City Hall battling resistors to city beautification exercise

Even as Georgetown begins to assume a greater sense of tidiness under an aggressive, state-supported cleanup campaign, City Hall is reporting challenges associated with citizens who are evincing a resistance to attempts to restore the capital to its former glory.

As small armies of municipal employees and contracted workers clear canals of silt, cut grass, clear alleyways and remove what have long been permanent if illegal garbage mounds,

City Hall says it continues to discover clear cases of recalcitrant citizens who appear stuck in their old ways.

Transforming: Downtown Regent Street earlier this week
Transforming: Downtown Regent Street earlier this week

Earlier this week the municipality’s Public Relations Officer Debra Lewis said the city is currently in the process of taking action against “two prominent Regent Street traders” who, last week, were implicated in the dumping of packaging associated with trading in the city.

Lewis told Stabroek Business that based on reports the council received, it investigated the allegations and caught persons dumping the material. Under questioning, the persons pointed to the sources of the refuse.

Lewis said she believed other major businesses in the capital were still in the habit of dumping garbage associated with trading in their respective sectors.

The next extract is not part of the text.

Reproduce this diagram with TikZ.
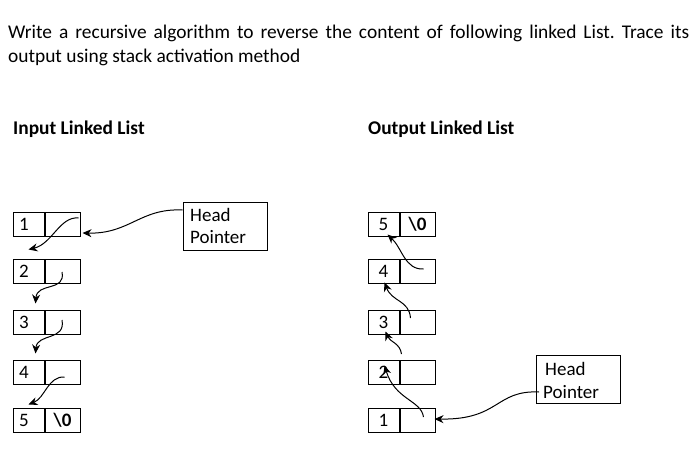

Clearly anxious that it can put the ‘bad old days’ of public opprobrium behind it, City Hall now seems more anxious than ever to face down offenders who have defied urban littering laws for years. Lewis said she believed the council now had the will to engage transgressors who were determined to keep the city in an unsightly condition. She disclosed that the council was also prepared to give notice to some citizens in the Bourda area who continued to despoil neighbourhoods already cleaned by the council by depositing garbage and human excrement in alleyways.

Dubbed the Georgetown Restoration Programme the urban cleanup exercise is supported by a $300 million state subvention which City Hall had said would be used for training functionaries in key departments, an urban public education programme and a refurbishing of the capital itself.

Lewis told Stabroek Business that the council had embraced the high street vendors as partners in the exercise, requiring them to secure refuse bins and to undertake cleanup exercises at the end of the trading day. Additionally, an understanding had been reached that the vendors would support council-led cleanup exercises from time to time. The PRO said she believed that one of the successes of the exercise was that the vendors themselves had bought into the idea of keeping their trading spaces clean and that had served to place a measure of pressure on those who might have been unwilling to do so. She said the council had cited a city vendor based on complaints made by other vendors about her disinclination to keep her own trading area clean.

City Hall had earlier indicated that the exercise was intended to allow the council to improve its operations at three levels, those being the institutional strengthening and capacity building, that is, training at various levels including at the level of the City Constabulary to allow for the effective enforcement of compliance with the city bylaws, including those pertaining to littering and building codes.

Funding is also expected to provide training for the City Treasury in areas of accountability and transparency.